Ukrainian forces are facing “massive” and relentless artillery attacks in a battleground eastern city, Kyiv said on Tuesday.
Moscow’s troops have been pummeling eastern Ukraine for weeks and are slowly advancing, despite fierce resistance from the outgunned Ukrainian military.
With Russian President Vladimir Putin’s forces tightening their grip on Severodonetsk in the Donbas region, its twin city of Lysychansk is now coming under heavier bombardment.
Photo: AFP
“The Russian army is massively shelling Lysychansk,” Sergiy Gaiday, governor of the Lugansk region, which includes both cities, wrote on Telegram. “They are just destroying everything there... They destroyed buildings and unfortunately there are casualties.”
Russian forces have been occupying villages in the area and taking control of the two cities would give Moscow control of the whole of Lugansk, allowing them to press further into the Donbas.
In Lysychansk, a Russian strike had left a gaping hole in a police station and damaged nearby apartment blocks, journalists in the city reported.
The direct hit on the station on Monday wounded 20 police officers, authorities said.
“Partition walls fell down and the doors were blown out,” said a policeman who gave his nickname as Petrovich, showing the damage to the building.
In his daily address on Tuesday, Ukrainian President Volodymyr Zelenskiy accused the Russian army of “brutal and cynical” shelling in the eastern Kharkiv region.
“The Russian army is deaf to any rationality. It simply destroys, simply kills,” Zelenskiy said.
Fifteen people were killed by Russian shelling in Kharkiv on Tuesday, its governor said.
Away from the battlefield, Moscow was locked in an increasingly bitter dispute with EU member Lithuania over the country’s restrictions on rail traffic to the Russian outpost of Kaliningrad.

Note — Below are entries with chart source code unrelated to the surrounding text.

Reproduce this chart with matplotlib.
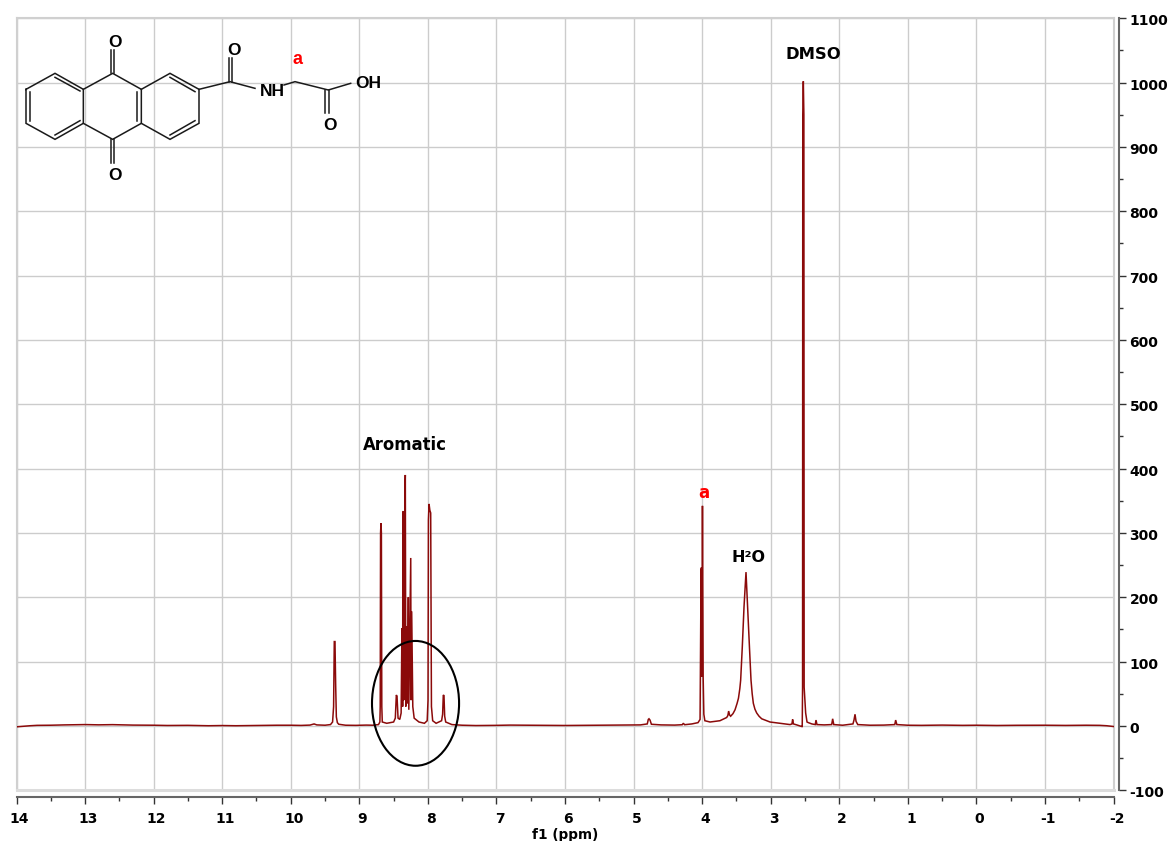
import matplotlib.pyplot as plt
plt.switch_backend('agg')
from matplotlib.patches import Ellipse
from matplotlib.ticker import MultipleLocator
from matplotlib.transforms import ScaledTranslation

# spectrum, (ppm, intensity) going left to right
ppm_low = [14.0, 13.9, 13.8, 13.7, 13.5, 13.3, 13.0, 12.8, 12.6, 12.3, 12.0, 11.8, 11.5, 11.2,
           11.0, 10.8, 10.5, 10.2, 10.0, 9.85, 9.72, 9.66, 9.62, 9.5, 9.42, 9.39, 9.375, 9.365, 9.355,
           9.345, 9.335, 9.32, 9.30, 9.2, 9.05, 8.9, 8.8]
int_low = [-1.5, -0.6, 0.2, 0.8, 1.0, 1.5, 2.0, 1.6, 1.9, 1.2, 1.0, 0.6, 0.8, 0.2,
           0.5, 0.2, 0.6, 1.0, 1.0, 0.7, 1.2, 3.0, 1.5, 1.0, 2.0, 6.0, 30.0, 131.0, 131.0,
           64.0, 14.0, 5.0, 2.5, 1.0, 0.8, 1.2, 1.0]

ppm_arom = [8.72, 8.70, 8.695, 8.69, 8.684, 8.678, 8.672, 8.665, 8.60, 8.50, 8.475, 8.46, 8.45, 8.435, 8.41,
            8.39, 8.378, 8.368, 8.365, 8.358, 8.35, 8.335, 8.329, 8.322, 8.304, 8.297, 8.285, 8.278, 8.25,
            8.245, 8.236, 8.22, 8.20, 8.13, 8.05, 8.01, 7.998, 7.992, 7.983, 7.971, 7.959, 7.948,
            7.93, 7.88, 7.80, 7.785, 7.775, 7.765, 7.755, 7.74, 7.65]
int_arom = [2.0, 6.0, 30.0, 300.0, 315.0, 300.0, 30.0, 6.0, 4.0, 6.0, 12.0, 48.0, 46.0, 12.0, 10.0,
            20.0, 152.0, 30.0, 325.0, 334.0, 40.0, 360.0, 390.0, 30.0, 155.0, 35.0, 200.0, 25.0, 261.0,
            40.0, 178.0, 30.0, 12.0, 6.0, 4.0, 8.0, 40.0, 320.0, 345.0, 335.0, 331.0, 30.0,
            8.0, 4.0, 8.0, 18.0, 48.0, 47.0, 15.0, 6.0, 2.0]

ppm_mid = [7.5, 7.3, 7.0, 6.8, 6.5, 6.2, 6.0, 5.7, 5.4, 5.1, 4.9, 4.8, 4.785, 4.775, 4.76, 4.74,
           4.6, 4.4, 4.29, 4.274, 4.255, 4.15, 4.06, 4.03, 4.015, 4.01, 4.003, 3.995, 3.985, 3.975,
           3.96, 3.885, 3.74, 3.642, 3.625, 3.613, 3.6, 3.584, 3.55, 3.52, 3.49, 3.47, 3.45, 3.438, 3.414, 3.389,
           3.36, 3.336, 3.31, 3.287, 3.27, 3.253, 3.23, 3.204, 3.17, 3.131, 3.01, 2.864, 2.718, 2.69, 2.68, 2.668,
           2.62, 2.548, 2.54, 2.535, 2.532, 2.524, 2.516, 2.512, 2.49, 2.47, 2.45, 2.40, 2.35, 2.339, 2.325, 2.22,
           2.11, 2.096, 2.08, 1.95, 1.80, 1.785, 1.77, 1.755, 1.73, 1.55, 1.35, 1.19, 1.177,
           1.16, 1.0, 0.8, 0.5, 0.2, 0.0, -0.3, -0.6, -1.0, -1.3, -1.6, -1.8, -1.9, -2.0]
int_mid = [1.0, 0.5, 0.8, 1.2, 1.0, 0.7, 0.6, 0.8, 1.0, 1.2, 1.5, 3.0, 10.0, 11.0, 9.0, 2.5,
           1.5, 1.2, 1.8, 4.0, 1.8, 3.0, 5.0, 10.0, 245.0, 245.0, 76.0, 342.0, 76.0, 18.0,
           8.0, 6.0, 8.0, 13.0, 16.0, 23.0, 17.0, 15.0, 19.0, 25.0, 35.0, 43.0, 58.0, 71.0, 123.0, 185.0,
           239.0, 185.0, 123.0, 71.0, 50.0, 35.0, 26.0, 20.0, 15.0, 11.0, 6.0, 4.0, 2.0, 3.0, 10.0, 3.0,
           1.5, -1.0, -1.0, 60.0, 950.0, 1002.0, 950.0, 60.0, 20.0, 6.0, 5.0, 3.0, 2.0, 9.0, 2.0, 1.5,
           2.0, 11.0, 2.0, 1.0, 3.0, 9.0, 18.0, 7.0, 2.0, 1.0, 1.2, 2.0, 9.0,
           2.0, 1.0, 0.8, 1.2, 0.8, 1.0, 0.6, 0.9, 1.0, 0.7, 1.0, 0.8, 0.2, -1.0]

ppm_all = ppm_low + ppm_arom + ppm_mid
int_all = int_low + int_arom + int_mid

x_ticks = list(range(14, -3, -1))
y_ticks = list(range(-100, 1101, 100))

# structure in pixel coordinates x3
bonds = [
    [(78, 268), (165, 220), (250, 268), (250, 370), (165, 418), (78, 370), (78, 268)],
    [(90, 275), (90, 362)], [(165, 232), (240, 273)], [(165, 405), (240, 362)],
    [(250, 268), (338, 220), (424, 268), (424, 370), (338, 418), (250, 370)],
    [(412, 275), (412, 362)],
    [(424, 268), (510, 220), (597, 268), (597, 370), (510, 418), (424, 370)],
    [(510, 232), (585, 275)], [(510, 405), (585, 362)],
    [(333, 220), (333, 150)], [(342, 220), (342, 150)],
    [(333, 418), (333, 490)], [(342, 418), (342, 490)],
    [(597, 268), (690, 245), (765, 265)],
    [(686, 245), (686, 175)], [(696, 245), (696, 175)],
    [(852, 255), (885, 245), (985, 270), (1052, 250)],
    [(976, 270), (976, 340)], [(988, 270), (988, 340)],
]
atoms = [("O", 346, 128), ("O", 346, 525), ("O", 702, 152), ("NH", 818, 276),
         ("OH", 1105, 250), ("O", 990, 376)]

fig = plt.figure(figsize=(11.68, 8.41), dpi=100)
ax = fig.add_axes([16.5 / 1168, 1 - 790.2 / 841, 1097 / 1168, 772 / 841])

ax.plot(ppm_all, int_all, color="#8b0a0a", linewidth=1.1, solid_joinstyle="miter", zorder=3)

ax.set_xlim(14, -2)
ax.set_ylim(-100, 1100)
ax.set_xticks(x_ticks)
ax.set_yticks(y_ticks)
ax.grid(True, color="#cccccc", linewidth=1.0)
ax.set_axisbelow(True)
ax.tick_params(left=False, bottom=False, labelleft=False, labelbottom=False)
for side in ax.spines:
    ax.spines[side].set_color("#d0d0d0")
    ax.spines[side].set_linewidth(1.5)
ax.spines["bottom"].set_color("#dcdcdc")
ax.spines["bottom"].set_linewidth(2.2)

# the scales sit a little outside the frame
secx = ax.secondary_xaxis("bottom")
secx.spines["bottom"].set_position(("outward", 5))
secx.spines["bottom"].set_color("#666666")
secx.spines["bottom"].set_linewidth(1.5)
secx.set_xticks(x_ticks)
secx.set_xticklabels([str(t) for t in x_ticks], fontweight="bold", fontsize=10)
secx.xaxis.set_minor_locator(MultipleLocator(0.5))
secx.tick_params(which="major", length=5, width=1, color="#333333", pad=6)
secx.tick_params(which="minor", length=3, width=1, color="#333333")
secx.set_xlabel("f1 (ppm)", fontweight="bold", fontsize=9.8, labelpad=1)
secx.xaxis.label.set_transform(secx.xaxis.label.get_transform())

secy = ax.secondary_yaxis("right")
secy.spines["right"].set_position(("outward", 4))
secy.spines["right"].set_color("#666666")
secy.spines["right"].set_linewidth(1.5)
secy.set_yticks(y_ticks)
secy.set_yticklabels([str(t) for t in y_ticks], fontweight="bold", fontsize=10)
secy.yaxis.set_minor_locator(MultipleLocator(50))
secy.tick_params(which="major", length=5, width=1, color="#333333", pad=2.5)
secy.tick_params(which="minor", length=3, width=1, color="#333333")

# labels sit slightly off their ticks in the original
for lab in secx.get_xticklabels():
    lab.set_transform(lab.get_transform() + ScaledTranslation(3 / 100, 0, fig.dpi_scale_trans))
for lab in secy.get_yticklabels():
    lab.set_transform(lab.get_transform() + ScaledTranslation(0, -1.5 / 100, fig.dpi_scale_trans))

ax.add_patch(Ellipse((8.18, 35), 1.27, 194, fill=False, edgecolor="black", linewidth=1.5, zorder=4))

ax.text(2.38, 1044, "DMSO", fontweight="bold", fontsize=11.8, ha="center", va="center")
ax.text(8.33, 437, "Aromatic", fontweight="bold", fontsize=11.9, ha="center", va="center")
ax.text(3.97, 362, "a", color="red", fontweight="bold", fontsize=12, ha="center", va="center")
ax.text(3.33, 261, "H²O", fontweight="bold", fontsize=11.5, ha="center", va="center")

# overlay for the molecule drawing
over = fig.add_axes([0, 0, 1, 1])
over.set_xlim(0, 1168 * 3)
over.set_ylim(841 * 3, 0)
over.axis("off")
over.patch.set_alpha(0)
for b in bonds:
    over.plot([p[0] for p in b], [p[1] for p in b], color="#1a1a1a", linewidth=1.1,
              solid_joinstyle="miter")
for label, x, y in atoms:
    over.text(x, y, label, family="Liberation Sans", fontweight="bold", fontsize=12.5,
              ha="center", va="center", color="black")
over.text(893, 180, "a", family="Liberation Sans", fontweight="bold", fontsize=13,
          ha="center", va="center", color="red")

fig.savefig("out.png", dpi=100)
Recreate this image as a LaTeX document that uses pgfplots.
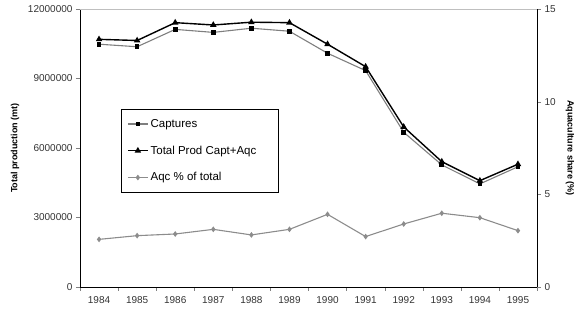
\documentclass[border=0pt]{standalone}
\usepackage{fontspec}
\setmainfont{Liberation Sans}
\usepackage{pgfplots}
\pgfplotsset{compat=1.18}
\definecolor{capgray}{HTML}{7F7F7F}
\definecolor{aqcgray}{HTML}{8C8C8C}

\pgfplotstableread{
idx year captures total aqc
0  1984 10480000 10690000 2.57
1  1985 10370000 10640000 2.77
2  1986 11120000 11410000 2.86
3  1987 10990000 11310000 3.11
4  1988 11170000 11430000 2.81
5  1989 11040000 11410000 3.11
6  1990 10090000 10480000 3.92
7  1991  9340000  9510000 2.72
8  1992  6680000  6910000 3.40
9  1993  5270000  5410000 3.98
10 1994  4450000  4590000 3.74
11 1995  5190000  5300000 3.04
}\prod

\begin{document}
\begin{tikzpicture}[font=\fontsize{10}{12}\selectfont]
\useasboundingbox (-80pt,-25pt) rectangle (503pt,287pt);
\pgfplotsset{
  base/.style={
    scale only axis, width=457pt, height=278pt,
    at={(0,0)}, anchor=south west,
    xmin=-0.5, xmax=11.5,
    tick align=outside,
    /pgf/number format/assume math mode=true,
    tick label style={font=\fontsize{10}{12}\selectfont, text=black!80},
    label style={font=\bfseries\fontsize{9}{11}\selectfont},
  }
}
\begin{axis}[base,
  axis x line*=bottom, axis y line*=left,
  ymin=0, ymax=12000000,
  ytick={0,3000000,6000000,9000000,12000000},
  scaled y ticks=false,
  yticklabel style={/pgf/number format/fixed, /pgf/number format/1000 sep={}},
  xtick={0,...,11},
  xticklabels={1984,1985,1986,1987,1988,1989,1990,1991,1992,1993,1994,1995},
  major x tick style={draw=none},
  minor xtick={-0.5,0.5,...,11.5},
  minor tick length=4pt, major tick length=4pt,
  xticklabel style={yshift=-2pt},
  ylabel={Total production (mt)},
  ylabel style={at={(axis description cs:-0.142,0.5)}, anchor=center},
  legend image code/.code={
    \draw[mark repeat=2, mark phase=2, #1]
      plot coordinates {(0pt,0pt) (10pt,0pt) (20pt,0pt)};},
  legend style={at={(0.0897,0.640)}, anchor=north west,
    draw=black, fill=white, font=\fontsize{11.5}{13}\selectfont,
    row sep=13pt, inner xsep=6pt, inner ysep=8pt},
  legend cell align=left,
]
\draw[black!25] (rel axis cs:0,1) -- (rel axis cs:1,1);
\addplot[capgray, line width=1.1pt, mark=square*, mark size=1.8pt,
  mark options={fill=black, draw=black}] table[x=idx, y=captures] {\prod};
\addlegendentry{\makebox[120pt][l]{Captures}}
\addplot[black, line width=1.4pt, mark=triangle*, mark size=2.4pt,
  mark options={fill=black, draw=black}] table[x=idx, y=total] {\prod};
\addlegendentry{\makebox[120pt][l]{Total Prod Capt+Aqc}}
\addlegendimage{aqcgray, line width=1.1pt, mark=diamond*, mark size=2pt,
  mark options={fill=aqcgray, draw=aqcgray}}
\addlegendentry{\makebox[120pt][l]{Aqc \% of total}}
\end{axis}
\begin{axis}[base,
  axis x line=none, axis y line*=right,
  ymin=0, ymax=15, ytick={0,5,10,15},
  major tick length=4pt,
  ylabel={Aquaculture share (\%)},
  ylabel style={at={(axis description cs:1.072,0.5)}, anchor=center, rotate=180},
]
\addplot[aqcgray, line width=1.1pt, mark=diamond*, mark size=2pt,
  mark options={fill=aqcgray, draw=aqcgray}] table[x=idx, y=aqc] {\prod};
\end{axis}
\end{tikzpicture}
\end{document}
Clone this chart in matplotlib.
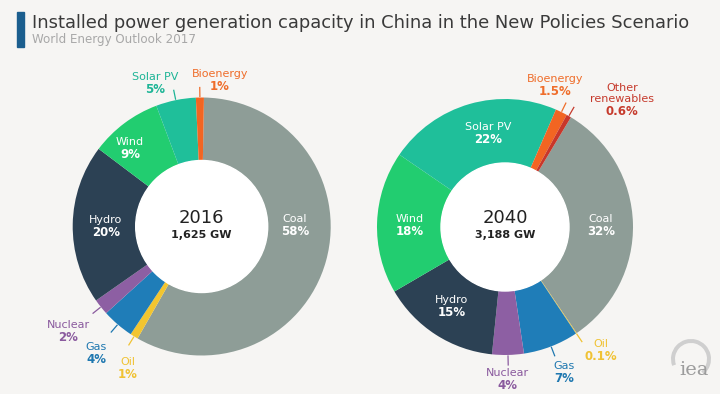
import matplotlib.pyplot as plt
from matplotlib.patches import Circle, Wedge, Rectangle
import numpy as np

# --- Data ---
sources_2016 = ["Coal", "Oil", "Gas", "Nuclear", "Hydro", "Wind", "Solar PV", "Bioenergy"]
shares_2016 = [58, 1, 4, 2, 20, 9, 5, 1]
labels_2016 = ["58%", "1%", "4%", "2%", "20%", "9%", "5%", "1%"]

sources_2040 = ["Coal", "Oil", "Gas", "Nuclear", "Hydro", "Wind", "Solar PV", "Bioenergy", "Other\nrenewables"]
shares_2040 = [32, 0.1, 7, 4, 15, 18, 22, 1.5, 0.6]
labels_2040 = ["32%", "0.1%", "7%", "4%", "15%", "18%", "22%", "1.5%", "0.6%"]

totals = ["1,625 GW", "3,188 GW"]
years = ["2016", "2040"]

colors = {
    "Coal": "#8e9d97",
    "Oil": "#f2c530",
    "Gas": "#1f7db8",
    "Nuclear": "#8d5fa3",
    "Hydro": "#2c4154",
    "Wind": "#22cd70",
    "Solar PV": "#1fbf9a",
    "Bioenergy": "#f26522",
    "Other\nrenewables": "#c8372a",
}
text_colors = {
    "Oil": "#f0c233",
    "Gas": "#1f78b0",
    "Nuclear": "#8a5a9e",
    "Solar PV": "#1db596",
    "Bioenergy": "#ef6d2a",
    "Other\nrenewables": "#c63a2c",
}

H = 394
bg = "#f6f5f3"

fig = plt.figure(figsize=(7.2, 3.94), dpi=100, facecolor=bg)
ax = fig.add_axes([0, 0, 1, 1])

# header
ax.add_patch(Rectangle((17, H - 47), 7, 35, color="#1b5e8e"))
ax.text(32, H - 28, "Installed power generation capacity in China in the New Policies Scenario",
        fontsize=12.9, color="#3a3a3a", va="baseline", ha="left")
ax.text(32, H - 43, "World Energy Outlook 2017", fontsize=8.6, color="#a8a8a8",
        va="baseline", ha="left")


def donut(cx, cy, r, rin, shares, sources, labels, start, year, total, label_pos, outside):
    cols = [colors[s] for s in sources]
    wedges, _ = ax.pie(shares, colors=cols, startangle=start, counterclock=False,
                       radius=r, center=(cx, cy), frame=True,
                       wedgeprops=dict(width=r - rin, linewidth=0))
    ax.add_patch(Circle((cx, cy), rin, color="white", zorder=3))
    ax.text(cx, cy + 9, year, fontsize=13, ha="center", va="center", color="#222222", zorder=4)
    ax.text(cx, cy - 8, total, fontsize=8.0, ha="center", va="center", color="#222222",
            fontweight="bold", zorder=4)
    for w, src, lab in zip(wedges, sources, labels):
        x, y = label_pos[src]
        if src in outside:
            c = text_colors[src]
            mid = np.deg2rad((w.theta1 + w.theta2) / 2)
            ax.plot([cx + (r + 1) * np.cos(mid), cx + (r + 10) * np.cos(mid)],
                    [cy + (r + 1) * np.sin(mid), cy + (r + 10) * np.sin(mid)],
                    color=c, lw=0.9, zorder=4)
        else:
            c = "white"
        ax.text(x, H - y, src, fontsize=8, color=c, ha="center", va="bottom", zorder=5,
                linespacing=1.1)
        ax.text(x, H - y - 1, lab, fontsize=8.5, color=c, ha="center", va="top",
                fontweight="bold", zorder=5)


pos_2016 = {
    "Coal": (295, 224), "Oil": (128, 367), "Gas": (96, 352), "Nuclear": (68, 330),
    "Hydro": (106, 225), "Wind": (130, 147), "Solar PV": (155, 82), "Bioenergy": (220, 79),
}
pos_2040 = {
    "Coal": (601, 224), "Oil": (601, 349), "Gas": (564, 371), "Nuclear": (507, 378),
    "Hydro": (452, 305), "Wind": (410, 224), "Solar PV": (488, 132), "Bioenergy": (555, 84),
    "Other\nrenewables": (622, 104),
}

donut(201.7, H - 226.5, 129, 66, shares_2016, sources_2016, labels_2016, 89, years[0], totals[0],
      pos_2016, ["Oil", "Gas", "Nuclear", "Solar PV", "Bioenergy"])
donut(505, H - 227, 128, 64, shares_2040, sources_2040, labels_2040, 59, years[1], totals[1],
      pos_2040, ["Oil", "Gas", "Nuclear", "Bioenergy", "Other\nrenewables"])

ax.set_xlim(0, 720)
ax.set_ylim(0, H)
ax.set_aspect("equal")
ax.axis("off")

# iea logo
ax.add_patch(Wedge((691, H - 359), 20, -50, 200, width=4, color="#cfcfcf", lw=0))
ax.text(694, H - 370, "iea", fontsize=14, family="DejaVu Serif", color="#9c9c9c",
        ha="center", va="center", zorder=5)

fig.savefig("out.png", dpi=100, facecolor=bg)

The territory is about 1,600km from Moscow, bordering Lithuania and Poland.
By blocking goods arriving from Russia, Lithuania says it is simply adhering to EU-wide sanctions on Moscow.
However, Moscow accused Brussels of an “escalation” and summoned the EU’s ambassador to Russia.
The US made clear its commitment to Lithuania as an ally in NATO, which considers an attack against one member an attack on all.
“We stand by our NATO allies and we stand by Lithuania,” US Department of State spokesman Ned Price told reporters in Washington.